-- Start Data extract --
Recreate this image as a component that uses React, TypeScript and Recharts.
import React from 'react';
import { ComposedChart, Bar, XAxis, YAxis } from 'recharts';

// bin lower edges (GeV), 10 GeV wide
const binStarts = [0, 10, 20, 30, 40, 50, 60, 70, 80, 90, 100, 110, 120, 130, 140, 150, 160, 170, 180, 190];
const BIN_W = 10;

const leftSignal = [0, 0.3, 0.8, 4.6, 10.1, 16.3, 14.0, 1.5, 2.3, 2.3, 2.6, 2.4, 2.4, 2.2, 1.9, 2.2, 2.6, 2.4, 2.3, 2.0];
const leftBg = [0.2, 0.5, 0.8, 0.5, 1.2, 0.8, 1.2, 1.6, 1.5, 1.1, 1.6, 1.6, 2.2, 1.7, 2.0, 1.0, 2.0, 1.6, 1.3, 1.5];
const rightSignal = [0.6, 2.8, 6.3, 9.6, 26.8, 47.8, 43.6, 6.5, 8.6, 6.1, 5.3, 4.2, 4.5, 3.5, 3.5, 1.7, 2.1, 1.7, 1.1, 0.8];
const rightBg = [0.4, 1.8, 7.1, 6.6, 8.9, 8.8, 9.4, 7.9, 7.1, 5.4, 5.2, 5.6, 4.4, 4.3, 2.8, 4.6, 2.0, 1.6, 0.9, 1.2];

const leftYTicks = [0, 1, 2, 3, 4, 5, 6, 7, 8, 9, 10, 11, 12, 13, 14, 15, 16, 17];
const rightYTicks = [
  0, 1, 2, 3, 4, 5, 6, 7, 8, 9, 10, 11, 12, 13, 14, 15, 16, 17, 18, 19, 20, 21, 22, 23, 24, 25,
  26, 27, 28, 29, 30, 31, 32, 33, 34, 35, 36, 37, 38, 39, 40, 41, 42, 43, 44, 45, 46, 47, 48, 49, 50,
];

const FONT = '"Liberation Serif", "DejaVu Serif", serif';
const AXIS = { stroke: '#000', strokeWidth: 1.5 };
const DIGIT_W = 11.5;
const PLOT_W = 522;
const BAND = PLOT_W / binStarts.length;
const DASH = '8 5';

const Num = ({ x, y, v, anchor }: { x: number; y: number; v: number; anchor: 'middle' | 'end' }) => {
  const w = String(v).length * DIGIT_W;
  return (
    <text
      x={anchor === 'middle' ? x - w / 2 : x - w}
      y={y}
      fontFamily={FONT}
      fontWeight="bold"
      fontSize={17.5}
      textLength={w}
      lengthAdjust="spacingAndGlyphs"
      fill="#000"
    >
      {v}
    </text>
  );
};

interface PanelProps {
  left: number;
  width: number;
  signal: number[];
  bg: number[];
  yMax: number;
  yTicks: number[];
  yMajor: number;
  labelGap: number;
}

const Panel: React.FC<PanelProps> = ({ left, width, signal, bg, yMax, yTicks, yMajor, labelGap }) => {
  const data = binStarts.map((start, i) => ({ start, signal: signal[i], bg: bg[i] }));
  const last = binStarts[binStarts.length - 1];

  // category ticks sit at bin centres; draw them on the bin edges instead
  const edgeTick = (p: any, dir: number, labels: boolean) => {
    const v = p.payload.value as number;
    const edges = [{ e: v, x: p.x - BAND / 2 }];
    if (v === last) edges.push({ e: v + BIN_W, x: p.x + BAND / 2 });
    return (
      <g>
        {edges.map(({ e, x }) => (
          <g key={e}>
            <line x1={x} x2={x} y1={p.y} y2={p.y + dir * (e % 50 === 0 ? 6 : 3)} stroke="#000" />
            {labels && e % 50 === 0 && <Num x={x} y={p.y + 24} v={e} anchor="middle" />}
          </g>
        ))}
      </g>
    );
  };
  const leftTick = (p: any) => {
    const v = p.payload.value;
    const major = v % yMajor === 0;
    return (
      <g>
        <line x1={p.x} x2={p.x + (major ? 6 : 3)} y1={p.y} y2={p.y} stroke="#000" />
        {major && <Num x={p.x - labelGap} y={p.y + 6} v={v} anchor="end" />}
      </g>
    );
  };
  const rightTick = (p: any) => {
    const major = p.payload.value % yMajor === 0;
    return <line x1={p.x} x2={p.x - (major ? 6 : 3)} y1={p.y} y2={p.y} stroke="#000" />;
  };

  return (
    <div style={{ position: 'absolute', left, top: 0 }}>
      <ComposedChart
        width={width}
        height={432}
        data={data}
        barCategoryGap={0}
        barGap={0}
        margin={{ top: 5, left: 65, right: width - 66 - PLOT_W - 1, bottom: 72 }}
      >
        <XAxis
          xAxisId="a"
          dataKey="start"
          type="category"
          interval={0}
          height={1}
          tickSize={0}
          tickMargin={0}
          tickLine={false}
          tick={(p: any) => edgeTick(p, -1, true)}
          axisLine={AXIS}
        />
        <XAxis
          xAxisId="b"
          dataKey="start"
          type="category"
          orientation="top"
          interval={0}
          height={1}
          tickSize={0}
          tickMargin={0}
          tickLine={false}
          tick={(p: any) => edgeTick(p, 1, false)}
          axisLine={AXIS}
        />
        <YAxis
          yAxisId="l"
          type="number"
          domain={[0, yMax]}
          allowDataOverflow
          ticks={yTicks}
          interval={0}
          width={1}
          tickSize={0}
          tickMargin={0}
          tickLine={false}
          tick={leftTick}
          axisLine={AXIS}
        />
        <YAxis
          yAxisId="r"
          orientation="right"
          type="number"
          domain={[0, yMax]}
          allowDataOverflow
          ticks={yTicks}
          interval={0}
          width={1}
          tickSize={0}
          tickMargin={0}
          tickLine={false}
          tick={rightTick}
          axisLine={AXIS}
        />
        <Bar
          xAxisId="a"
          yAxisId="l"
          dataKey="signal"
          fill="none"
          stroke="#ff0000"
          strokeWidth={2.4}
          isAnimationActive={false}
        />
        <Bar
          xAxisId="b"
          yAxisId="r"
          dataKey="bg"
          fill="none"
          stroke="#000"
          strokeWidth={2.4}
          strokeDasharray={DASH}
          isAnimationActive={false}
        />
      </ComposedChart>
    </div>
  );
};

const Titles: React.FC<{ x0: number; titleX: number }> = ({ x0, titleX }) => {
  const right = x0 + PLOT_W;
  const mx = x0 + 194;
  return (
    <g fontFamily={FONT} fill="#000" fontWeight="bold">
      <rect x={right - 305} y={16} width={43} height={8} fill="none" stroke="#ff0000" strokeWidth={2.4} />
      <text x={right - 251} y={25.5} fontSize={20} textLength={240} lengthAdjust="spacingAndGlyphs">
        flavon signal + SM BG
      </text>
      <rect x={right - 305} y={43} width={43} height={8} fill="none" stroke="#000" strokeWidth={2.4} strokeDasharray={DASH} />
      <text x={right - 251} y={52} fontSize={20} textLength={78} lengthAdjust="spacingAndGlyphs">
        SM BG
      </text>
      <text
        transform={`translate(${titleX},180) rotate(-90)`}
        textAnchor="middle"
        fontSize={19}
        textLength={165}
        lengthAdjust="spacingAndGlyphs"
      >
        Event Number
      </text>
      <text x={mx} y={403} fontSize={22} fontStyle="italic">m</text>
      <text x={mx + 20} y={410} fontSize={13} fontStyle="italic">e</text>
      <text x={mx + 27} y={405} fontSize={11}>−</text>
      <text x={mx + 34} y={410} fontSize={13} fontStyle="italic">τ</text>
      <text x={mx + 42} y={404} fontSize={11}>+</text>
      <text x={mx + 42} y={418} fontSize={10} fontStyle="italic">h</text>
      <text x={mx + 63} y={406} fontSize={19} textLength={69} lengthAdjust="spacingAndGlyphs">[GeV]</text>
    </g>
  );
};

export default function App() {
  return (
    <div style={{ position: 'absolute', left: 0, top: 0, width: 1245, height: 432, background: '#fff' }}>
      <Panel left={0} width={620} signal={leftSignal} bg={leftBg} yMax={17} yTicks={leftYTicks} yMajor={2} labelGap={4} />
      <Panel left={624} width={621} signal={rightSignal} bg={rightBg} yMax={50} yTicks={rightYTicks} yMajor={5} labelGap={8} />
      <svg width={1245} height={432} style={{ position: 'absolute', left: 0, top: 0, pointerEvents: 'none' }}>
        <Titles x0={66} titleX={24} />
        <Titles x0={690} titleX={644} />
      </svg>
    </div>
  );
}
-- End Data extract --
▶ [Written task]
Only the lines from the beginning of the material above through the line with "const last = binStarts[binStarts.length" are wanted; extract them exactly.

▶ [Result below]
Recreate this image as a component that uses React, TypeScript and Recharts.
import React from 'react';
import { ComposedChart, Bar, XAxis, YAxis } from 'recharts';

// bin lower edges (GeV), 10 GeV wide
const binStarts = [0, 10, 20, 30, 40, 50, 60, 70, 80, 90, 100, 110, 120, 130, 140, 150, 160, 170, 180, 190];
const BIN_W = 10;

const leftSignal = [0, 0.3, 0.8, 4.6, 10.1, 16.3, 14.0, 1.5, 2.3, 2.3, 2.6, 2.4, 2.4, 2.2, 1.9, 2.2, 2.6, 2.4, 2.3, 2.0];
const leftBg = [0.2, 0.5, 0.8, 0.5, 1.2, 0.8, 1.2, 1.6, 1.5, 1.1, 1.6, 1.6, 2.2, 1.7, 2.0, 1.0, 2.0, 1.6, 1.3, 1.5];
const rightSignal = [0.6, 2.8, 6.3, 9.6, 26.8, 47.8, 43.6, 6.5, 8.6, 6.1, 5.3, 4.2, 4.5, 3.5, 3.5, 1.7, 2.1, 1.7, 1.1, 0.8];
const rightBg = [0.4, 1.8, 7.1, 6.6, 8.9, 8.8, 9.4, 7.9, 7.1, 5.4, 5.2, 5.6, 4.4, 4.3, 2.8, 4.6, 2.0, 1.6, 0.9, 1.2];

const leftYTicks = [0, 1, 2, 3, 4, 5, 6, 7, 8, 9, 10, 11, 12, 13, 14, 15, 16, 17];
const rightYTicks = [
  0, 1, 2, 3, 4, 5, 6, 7, 8, 9, 10, 11, 12, 13, 14, 15, 16, 17, 18, 19, 20, 21, 22, 23, 24, 25,
  26, 27, 28, 29, 30, 31, 32, 33, 34, 35, 36, 37, 38, 39, 40, 41, 42, 43, 44, 45, 46, 47, 48, 49, 50,
];

const FONT = '"Liberation Serif", "DejaVu Serif", serif';
const AXIS = { stroke: '#000', strokeWidth: 1.5 };
const DIGIT_W = 11.5;
const PLOT_W = 522;
const BAND = PLOT_W / binStarts.length;
const DASH = '8 5';

const Num = ({ x, y, v, anchor }: { x: number; y: number; v: number; anchor: 'middle' | 'end' }) => {
  const w = String(v).length * DIGIT_W;
  return (
    <text
      x={anchor === 'middle' ? x - w / 2 : x - w}
      y={y}
      fontFamily={FONT}
      fontWeight="bold"
      fontSize={17.5}
      textLength={w}
      lengthAdjust="spacingAndGlyphs"
      fill="#000"
    >
      {v}
    </text>
  );
};

interface PanelProps {
  left: number;
  width: number;
  signal: number[];
  bg: number[];
  yMax: number;
  yTicks: number[];
  yMajor: number;
  labelGap: number;
}

const Panel: React.FC<PanelProps> = ({ left, width, signal, bg, yMax, yTicks, yMajor, labelGap }) => {
  const data = binStarts.map((start, i) => ({ start, signal: signal[i], bg: bg[i] }));
  const last = binStarts[binStarts.length - 1];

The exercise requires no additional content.